Musk is a super-smart guy. Tesla is a fine company. And it makes wonderful products.
But I wouldn’t touch the stock with a barge pole.
That puts me at odds with some of my colleagues at The Oxford Club, including good friend and fellow analyst David Fessler, an early investor in the electric vehicle (EV) maker and an enthusiastic owner of the product.
Tesla shares have made Dave considerably richer than he already was.
And, given that he owns a diversified portfolio, he will be fine if Tesla suffers a major correction.
Or if it collapses like a bad soufflé.
Longtime Tesla bulls will insist they’ve heard it all before.
Skeptics insist the stock is trading at ridiculous levels. Yet it just keeps going up.
And they’re right. Tesla rose more than 700% last year. And it was up 24.8% in the first week of trading this year.
In fact, Tesla gained $60 billion in market value on Thursday alone. That’s the equivalent of General Motors‘ (NYSE: GM) entire market value.
The bullish case for Tesla is that EVs are the wave of the future. Tesla is the dominant player. And sales and earnings will ultimately rise enough to justify the share price.
But let’s slow down a moment…
Tesla sold a half-million cars last year. At an average price of about $40,000, that’s $20 billion in annual sales.
However, Tesla does not control the EV market the way, say, Apple (Nasdaq: AAPL) owns and controls the Mac and iPhone operating systems.
There are other EVs out there. None of them, in my view, can hold a candle to Tesla’s products right now.
But the gap will almost certainly narrow as automakers around the world – including leading luxury carmakers – release highly competitive models.
Tesla earned about $2.35 a share over the last 12 months. That means the stock is trading for more than 350 times earnings.
The Wall Street consensus is that Tesla will earn about $4 a share in 2021. That puts it at more than 200 times prospective earnings.
At these levels, the stock is a bubble, in my view.

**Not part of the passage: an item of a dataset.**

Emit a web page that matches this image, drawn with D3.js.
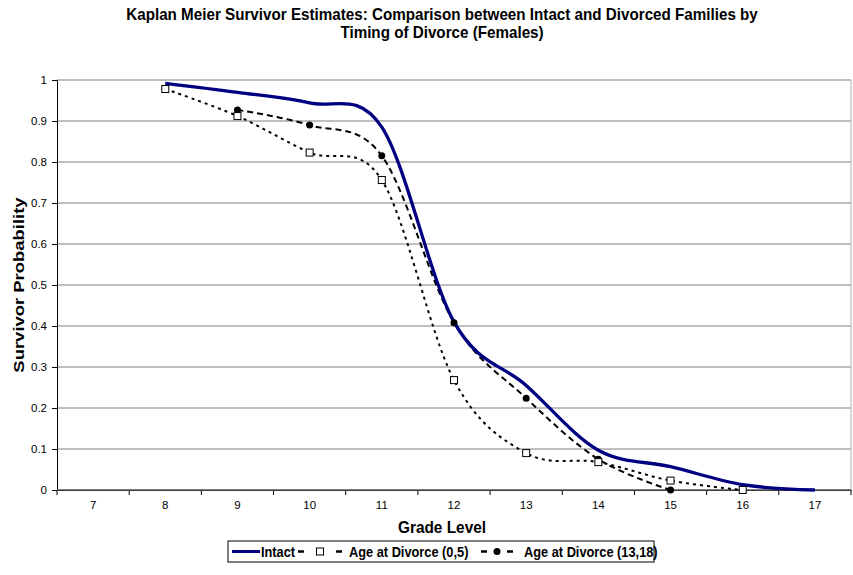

It carries an unjustifiable and unsustainable valuation, one that will lead to a waterfall drop at some point.
That doesn’t mean the stock won’t eventually recover, however.
Amazon (Nasdaq: AMZN) carried a bubble-like valuation in the dot-com mania of the late ’90s and lost more than three-quarters of its value in the 2000-2002 bear market.
But unlike, say, Pets.com, it was a real company with fast-growing sales, and the stock ultimately recovered all it had lost and much, much more.
No doubt a few Tesla true believers are willing to hold on to the stock for many years and may make good money on it over the long haul.
But my past career as a money manager taught me that only a tiny percentage of shareholders have this kind of patience and fortitude.
Many who have recently accumulated a big position in Tesla – especially the ones trading on margin – are in for a rude awakening.
Am I short the stock?
No, I am not. Not out of any lack of conviction but because of the limited profit potential in short selling.
A stock can only go down 100%. (And even that is a rarity.) Whereas a stock can go up many hundreds of percent, as Tesla has over the last few months.
There are more than a few signs that markets have become frothy in the past few months: the meteoric rise in Bitcoin (another bubble, in my view), the record use of margin, the newfound popularity of day trading (now embraced by millions of young investors)…
The sky-high valuation on Tesla is another warning sign.
Its shareholders will ultimately learn the difference between price and value.
Price is what you pay. But value is what you get.